Le spectacle
D’un côté il y a les Sibylles de Roland de Lassus : c’est un manège à sensation, on a l’impression d’être en ligne droite et d’un coup il y a un virage inattendu. Et en même temps on est en sécurité car c’est une musique modale, faite d’accords très simples : ce qui crée la fascination et la secousse, c’est la manière dont ils sont juxtaposés. Chacune de ces Sibylles est une petite peinture mystérieuse, une miniature dont il faut comprendre la particularité pour faire ressortir toute la couleur. De l’autre côté, avec les chants byzantins, on est à Sainte-Sophie, c’est moins charnel mais plus vaste, plus mystique. Il y a de longues phrases qui se déploient dans l’espace et qui nous font entrer dans une forme de contemplation spirituelle, presque de transe. Avec O Sidéra, ces deux univers, occidental et oriental, s’entremêlent. On est dans le balancement entre la surprise, le saisissement et la contemplation : c’est un voyage hypnotique, on boucle sa ceinture et on part.
La compagnie
L’ensemble Irini impose aujourd’hui un son à part dans la musique ancienne : en effectif polymorphe, sans soprano, l’ensemble illumine pourtant le répertoire orthodoxe ou les compositions de la Renaissance de couleurs nouvelles, chaudes et profondes.
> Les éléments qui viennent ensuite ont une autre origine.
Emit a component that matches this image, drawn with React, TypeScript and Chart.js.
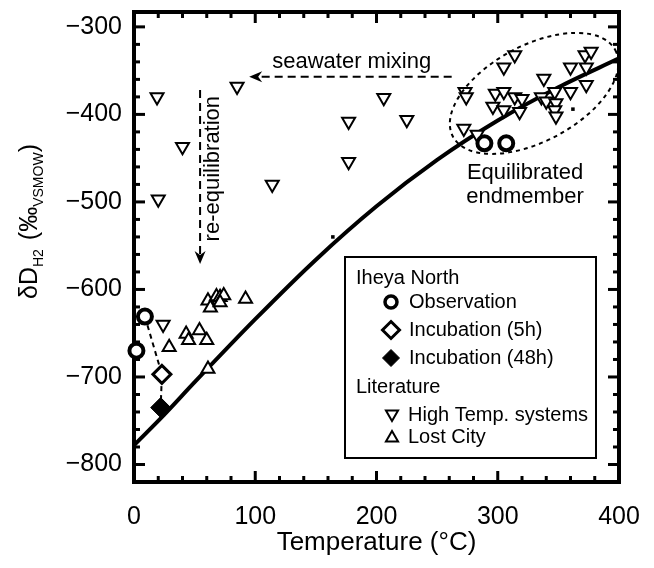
import React, { useEffect, useRef } from 'react';
import { Chart, registerables } from 'chart.js';

Chart.register(...registerables);

const FONT = '"Liberation Sans", Arial, Helvetica, sans-serif';

// ---- Axis ranges and labels ----
const X_MIN = 0;
const X_MAX = 400;
const Y_MIN = -820;
const Y_MAX = -283;
const xLabelValues = [0, 100, 200, 300, 400];
const yLabelValues = [-800, -700, -600, -500, -400, -300];

// ---- Data (Temperature °C, δD ‰) ----
const observationT = [2, 9, 289, 307];
const observationD = [-670, -631, -433, -433];

const incubation5hT = [23];
const incubation5hD = [-697];

const incubation48hT = [22];
const incubation48hD = [-735];

const linkT = [9, 23, 22];
const linkD = [-631, -697, -735];

const highTempT = [
  19, 20, 40, 85, 114, 177, 177, 206, 225, 24,
  273, 274, 272, 283, 298, 305, 296, 305, 314, 320, 318, 305, 314, 338, 336,
  340, 347, 348, 347, 348, 360, 360, 373, 373, 372, 377,
];
const highTempD = [
  -380, -497, -437, -368, -480, -408, -454, -381, -406, -640,
  -374, -380, -416, -423, -376, -374, -391, -395, -380, -382, -397, -346, -332, -359, -380,
  -385, -374, -387, -395, -402, -374, -346, -346, -366, -332, -328,
];

const lostCityT = [61, 63, 68, 71, 74, 71, 92, 43, 45, 54, 60, 29, 61];
const lostCityD = [-613, -621, -608, -609, -607, -615, -611, -651, -658, -647, -658, -666, -691];

const equilibriumT = [0, 25, 50, 100, 150, 200, 250, 300, 350, 400];
const equilibriumD = [-778, -743, -706, -634, -566, -505, -452, -407, -369, -336];

const minorMarkT = [164, 362];
const minorMarkD = [-540, -394];

const toXY = (xs: number[], ys: number[]) => xs.map((x, i) => ({ x, y: ys[i] }));

const fmt = (v: number) => (v < 0 ? '\u2212' + Math.abs(v) : String(v));

function drawSymbol(ctx: CanvasRenderingContext2D, kind: string, x: number, y: number) {
  ctx.save();
  ctx.setLineDash([]);
  ctx.strokeStyle = '#000';
  ctx.fillStyle = '#fff';
  ctx.beginPath();
  if (kind === 'circle') {
    ctx.lineWidth = 3.5;
    ctx.arc(x, y, 6, 0, Math.PI * 2);
    ctx.fill();
    ctx.stroke();
  } else if (kind === 'diamond' || kind === 'diamondFilled') {
    const r = 8.5;
    ctx.moveTo(x, y - r);
    ctx.lineTo(x + r, y);
    ctx.lineTo(x, y + r);
    ctx.lineTo(x - r, y);
    ctx.closePath();
    if (kind === 'diamondFilled') {
      ctx.fillStyle = '#000';
      ctx.lineWidth = 1;
    } else {
      ctx.lineWidth = 3;
    }
    ctx.fill();
    ctx.stroke();
  } else {
    const r = 7;
    const s = Math.sin(Math.PI / 3) * r;
    const dir = kind === 'triDown' ? 1 : -1;
    ctx.moveTo(x, y + dir * r);
    ctx.lineTo(x - s, y - dir * r / 2);
    ctx.lineTo(x + s, y - dir * r / 2);
    ctx.closePath();
    ctx.lineWidth = 2;
    ctx.fill();
    ctx.stroke();
  }
  ctx.restore();
}

function arrowHead(ctx: CanvasRenderingContext2D, tx: number, ty: number, angle: number) {
  ctx.save();
  ctx.setLineDash([]);
  ctx.translate(tx, ty);
  ctx.rotate(angle);
  ctx.fillStyle = '#000';
  ctx.beginPath();
  ctx.moveTo(0, 0);
  ctx.lineTo(13, -5.5);
  ctx.lineTo(9, 0);
  ctx.lineTo(13, 5.5);
  ctx.closePath();
  ctx.fill();
  ctx.restore();
}

const framePlugin = {
  id: 'frame',
  beforeDatasetsDraw(chart: any) {
    const { ctx, chartArea: a, scales } = chart;
    const xs = scales.x;
    const ys = scales.y;
    ctx.save();
    ctx.strokeStyle = '#000';
    ctx.lineWidth = 3;
    const seg = (x1: number, y1: number, x2: number, y2: number) => {
      ctx.beginPath();
      ctx.moveTo(x1, y1);
      ctx.lineTo(x2, y2);
      ctx.stroke();
    };
    for (let v = X_MIN; v <= X_MAX; v += 20) {
      const p = xs.getPixelForValue(v);
      const len = v % 100 === 0 ? 11 : 6;
      seg(p, a.bottom, p, a.bottom - len);
      seg(p, a.top, p, a.top + len);
    }
    for (let v = -820; v <= -300; v += 20) {
      const p = ys.getPixelForValue(v);
      const len = v % 100 === 0 ? 11 : 6;
      seg(a.left, p, a.left + len, p);
      seg(a.right, p, a.right - len, p);
    }
    ctx.lineWidth = 4;
    ctx.strokeRect(a.left, a.top, a.right - a.left, a.bottom - a.top);
    ctx.restore();
  },
};

const annotationPlugin = {
  id: 'annotations',
  afterDatasetsDraw(chart: any) {
    const { ctx, chartArea: a, scales } = chart;
    const px = (t: number) => scales.x.getPixelForValue(t);
    const py = (d: number) => scales.y.getPixelForValue(d);
    ctx.save();
    ctx.strokeStyle = '#000';
    ctx.fillStyle = '#000';

    // ellipse around equilibrated endmember
    ctx.lineWidth = 2;
    ctx.setLineDash([4, 4]);
    ctx.beginPath();
    ctx.ellipse(px(330), py(-376), 92, 48, (-28 * Math.PI) / 180, 0, Math.PI * 2);
    ctx.stroke();

    // seawater mixing arrow
    ctx.setLineDash([8, 5]);
    ctx.beginPath();
    ctx.moveTo(px(262), py(-357));
    ctx.lineTo(px(100), py(-357));
    ctx.stroke();
    arrowHead(ctx, px(95), py(-357), 0);

    // re-equilibration arrow
    ctx.setLineDash([8, 5]);
    ctx.beginPath();
    ctx.moveTo(px(54.5), py(-372));
    ctx.lineTo(px(54.5), py(-562));
    ctx.stroke();
    arrowHead(ctx, px(54.5), py(-571), -Math.PI / 2);

    ctx.setLineDash([]);
    ctx.font = `22px ${FONT}`;
    ctx.textBaseline = 'middle';
    ctx.textAlign = 'left';
    ctx.fillText('seawater mixing', px(114), py(-340));

    ctx.textAlign = 'center';
    ctx.fillText('Equilibrated', px(322.5), py(-467));
    ctx.fillText('endmember', px(322.5), py(-494));

    ctx.save();
    ctx.translate(px(65), py(-462));
    ctx.rotate(-Math.PI / 2);
    ctx.textAlign = 'center';
    ctx.fillText('re-equilibration', 0, 0);
    ctx.restore();

    // legend box
    const L = 345, T = 257, R = 596, B = 458;
    ctx.fillStyle = '#fff';
    ctx.fillRect(L, T, R - L, B - T);
    ctx.lineWidth = 2;
    ctx.strokeRect(L, T, R - L, B - T);
    ctx.fillStyle = '#000';
    ctx.font = `20px ${FONT}`;
    ctx.textAlign = 'left';
    ctx.fillText('Iheya North', 356, 278);
    drawSymbol(ctx, 'circle', 391, 302);
    ctx.fillText('Observation', 409, 302);
    drawSymbol(ctx, 'diamond', 391, 330);
    ctx.fillText('Incubation (5h)', 409, 330);
    drawSymbol(ctx, 'diamondFilled', 391, 358);
    ctx.fillText('Incubation (48h)', 409, 358);
    ctx.fillText('Literature', 356, 387);
    drawSymbol(ctx, 'triDown', 392, 414);
    ctx.fillText('High Temp. systems', 408, 415);
    drawSymbol(ctx, 'triUp', 392, 438);
    ctx.fillText('Lost City', 408, 437);

    // axis titles
    ctx.font = `26px ${FONT}`;
    ctx.textAlign = 'center';
    ctx.textBaseline = 'middle';
    ctx.fillText('Temperature (\u00B0C)', (a.left + a.right) / 2, 543);

    ctx.save();
    ctx.translate(37, 299);
    ctx.rotate(-Math.PI / 2);
    ctx.textAlign = 'left';
    ctx.textBaseline = 'alphabetic';
    let cx = 0;
    const part = (text: string, size: number, dy: number) => {
      ctx.font = `${size}px ${FONT}`;
      ctx.fillText(text, cx, dy);
      cx += ctx.measureText(text).width;
    };
    part('\u03B4D', 25, 0);
    part('H2', 14, 6);
    cx += 9;
    part('(\u2030', 25, 0);
    part('VSMOW', 14, 6);
    part(')', 25, 0);
    ctx.restore();

    ctx.restore();
  },
};

export default function App() {
  const ref = useRef<HTMLCanvasElement | null>(null);

  useEffect(() => {
    if (!ref.current) return;
    const marker = {
      showLine: false,
      borderColor: '#000',
      clip: false as any,
    };
    const zeroPad = (s: any) => {
      s.paddingTop = 0;
      s.paddingBottom = 0;
      s.paddingLeft = 0;
      s.paddingRight = 0;
    };
    const chart = new Chart(ref.current, {
      type: 'scatter',
      data: {
        datasets: [
          {
            ...marker,
            label: 'Observation',
            data: toXY(observationT, observationD),
            pointStyle: 'circle',
            pointRadius: 7,
            pointBorderWidth: 4,
            backgroundColor: '#fff',
            order: 1,
          },
          {
            ...marker,
            label: 'Incubation (5h)',
            data: toXY(incubation5hT, incubation5hD),
            pointStyle: 'rectRot',
            pointRadius: 9,
            pointBorderWidth: 3,
            backgroundColor: '#fff',
            order: 2,
          },
          {
            ...marker,
            label: 'Incubation (48h)',
            data: toXY(incubation48hT, incubation48hD),
            pointStyle: 'rectRot',
            pointRadius: 10,
            pointBorderWidth: 1,
            backgroundColor: '#000',
            order: 3,
          },
          {
            ...marker,
            label: 'High Temp. systems',
            data: toXY(highTempT, highTempD),
            pointStyle: 'triangle',
            pointRotation: 180,
            pointRadius: 7.5,
            pointBorderWidth: 2,
            backgroundColor: '#fff',
            order: 4,
          },
          {
            ...marker,
            label: 'Lost City',
            data: toXY(lostCityT, lostCityD),
            pointStyle: 'triangle',
            pointRadius: 7.5,
            pointBorderWidth: 2,
            backgroundColor: '#fff',
            order: 5,
          },
          {
            ...marker,
            label: 'minor',
            data: toXY(minorMarkT, minorMarkD),
            pointStyle: 'rect',
            pointRadius: 2.5,
            pointBorderWidth: 0,
            backgroundColor: '#000',
            order: 6,
          },
          {
            type: 'line' as any,
            label: 'link',
            data: toXY(linkT, linkD),
            showLine: true,
            borderColor: '#000',
            borderWidth: 2,
            borderDash: [5, 4],
            pointRadius: 0,
            fill: false,
            order: 8,
          },
          {
            type: 'line' as any,
            label: 'equilibrium',
            data: toXY(equilibriumT, equilibriumD),
            showLine: true,
            borderColor: '#000',
            borderWidth: 4,
            pointRadius: 0,
            cubicInterpolationMode: 'monotone',
            fill: false,
            order: 9,
          },
        ] as any,
      },
      options: {
        responsive: false,
        animation: false,
        devicePixelRatio: 1,
        layout: { padding: { top: 10, right: 35, left: 0, bottom: 0 } },
        plugins: {
          legend: { display: false },
          tooltip: { enabled: false },
        },
        scales: {
          x: {
            type: 'linear',
            min: X_MIN,
            max: X_MAX,
            grid: { display: false, drawTicks: false },
            border: { display: false },
            afterFit: (s: any) => {
              s.height = 86;
              zeroPad(s);
            },
            ticks: {
              stepSize: 20,
              includeBounds: false,
              autoSkip: false,
              maxRotation: 0,
              padding: 20,
              color: '#000',
              font: { family: FONT, size: 25 },
              callback: (v: any) => (xLabelValues.includes(Number(v)) ? fmt(Number(v)) : ''),
            },
          },
          y: {
            type: 'linear',
            min: Y_MIN,
            max: Y_MAX,
            grid: { display: false, drawTicks: false },
            border: { display: false },
            afterFit: (s: any) => {
              s.width = 134;
              zeroPad(s);
            },
            ticks: {
              stepSize: 20,
              includeBounds: false,
              autoSkip: false,
              padding: 12,
              color: '#000',
              font: { family: FONT, size: 25 },
              callback: (v: any) => (yLabelValues.includes(Number(v)) ? fmt(Number(v)) : ''),
            },
          },
        },
      },
      plugins: [framePlugin, annotationPlugin],
    });
    return () => chart.destroy();
  }, []);

  return (
    <div style={{ position: 'fixed', left: 0, top: 0, width: 654, height: 568, background: '#fff' }}>
      <canvas ref={ref} width={654} height={568} style={{ display: 'block' }} />
    </div>
  );
}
De Maria Nostra (2015) à Printemps Sacré, vivre, mourir, (re)naître (2022) en passant par O Sidera (2018), Irini ouvre dans ses programmes des dialogues entre l’Orient et l’Occident sacrés, entre la sagesse d’hier et les bouleversements d’aujourd’hui, fidèle en cela à son nom qui signifie “la Paix” en grec. Si l’ensemble est aujourd’hui invité à la Philharmonie de Paris et soutenu par la Fondation Société Générale, c’est grâce à l’énergie passionnée de sa directrice, Lila Hajosi. D’abord chanteuse et puis cheffe de l’ensemble, Lila Hajosi parvient à incarner ses réflexions musicologiques et esthétiques dans des concerts fascinants, qui nous emportent presque malgré nous.